The hack, at present, to "fool" SAM into also building your layer for you, from the bryson3Gps blog here, is to

  1. Define a dummy AWS lambda function template in SAM. Then for that function, make a pip requirement.txt that SAM will use during the build to load the modules you want into your layer. You won't actually use this function for anything.

This entails making a SAM template.yaml file that defines a basic function. Check out the SAM tutorial, then look at bryson3gps' blog. It's pretty easy.

  1. Define an AWS layer in the same template.yaml file. Again not too hard - check out the blog

  2. In the SAM spec's for your layer definition, set ContentUri (ie where it looks for the files/directories to zip and upload to AWS) to the build location for the function you defined in (1).

So, when you use sam build, it will build the function for you (ie process requirements.txt for the function) and put the resulting function packages in a directory to later zip up and send to AWS.

But (this is the key) the layer you defined has it's ContentUri pointing to the same directory sam build used to create the directory for the (dummy) function.

So then, when you tell SAM to package (send to S3) and deploy (configure with AWS) for the template as a whole, it will upload/create the layer that you defined, but it will also use the correct contents for the layer that got built for the (dummy) function.

It works well.

A couple of extra tips

1

In bryson3gps' blog, he points out that this method doesn't put the layers package in the correct location in the lambda AMI directory for them to be found by default (for python that is /opt/python). Instead they are placed in /opt.

His way around this is to add /opt to the sys.path in your lambda scripts prior to importing:

sys.path.append('/opt')
import <a module in your layer>

Instead of doing that, prior to sam package uploading to S3 (after sam build), you can go into the appropriate .aws-sam/<your package subdir> directory and move everything into a new /python directory within that package directory. This results in the layer modules being placed in /opt/python correctly, instead of just /opt.

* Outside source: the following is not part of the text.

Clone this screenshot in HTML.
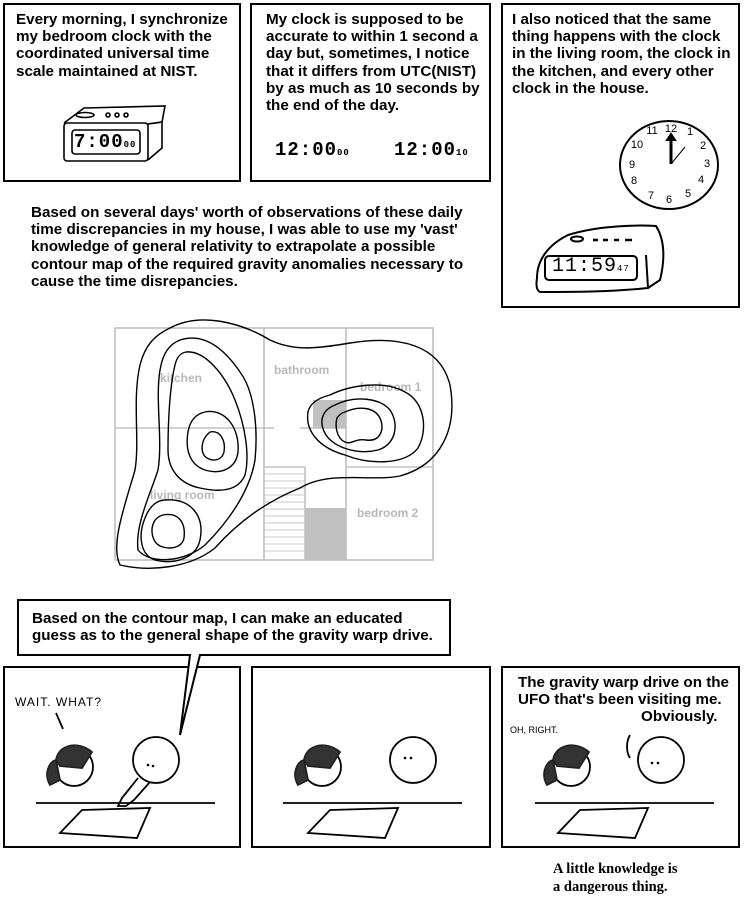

cd .aws-sam/<wherever you package is>/
mkdir .python
mv * .python
mv .python python

2

If you're making a python layer with compiled code (eg scikit-image that I'm using) make sure you use sam build -u (with the -u flag).

That will make sure the build (pip'ing requirements.txt) will happen inside a docker container matching the AWS lambda runtime, and so will DL the correct lib's) for the runtime.

3

If you're including any modules that depend on numpy or scipy, then after sam build -u, but before package/deploy, make sure you go into the appropriate .aws-sam/<your package> directory that is built and remove the numpy and scipy modules that the dependency will install

cd .aws-sam/<wherever you package is>/
rm -r numpy*
rm -f scipy*

Instead you should specify to use the AWS supplied numpy/scipy layer in your lambda function.

I couldn't find a way to tell SAM to run pip with --no_dep, so have to do this manually



回答2:

I'm not an expert at this, but I happened to have the very same set of questions on the same day. However I can answer question #1 and #2. Taking them out of order:
2) An AMI is not a docker image, its for use in an EC2 instance.

1) Here is how I got the appropriate docker image:

I installed SAM cli and executed the following commands:

sam init --runtime python3.7 (sets up hello world example)
sam build -u (builds app, -u means use a container)

Output from sam build -u:

Fetching lambci/lambda:build-python3.7 Docker container image

So there you go. You can either get the image from dockerhub directly or if you have SAM cli installed, you can execute "sam build -u". Now that you have the image, you don't have to follow the full SAM workflow, if you don't want the overhead.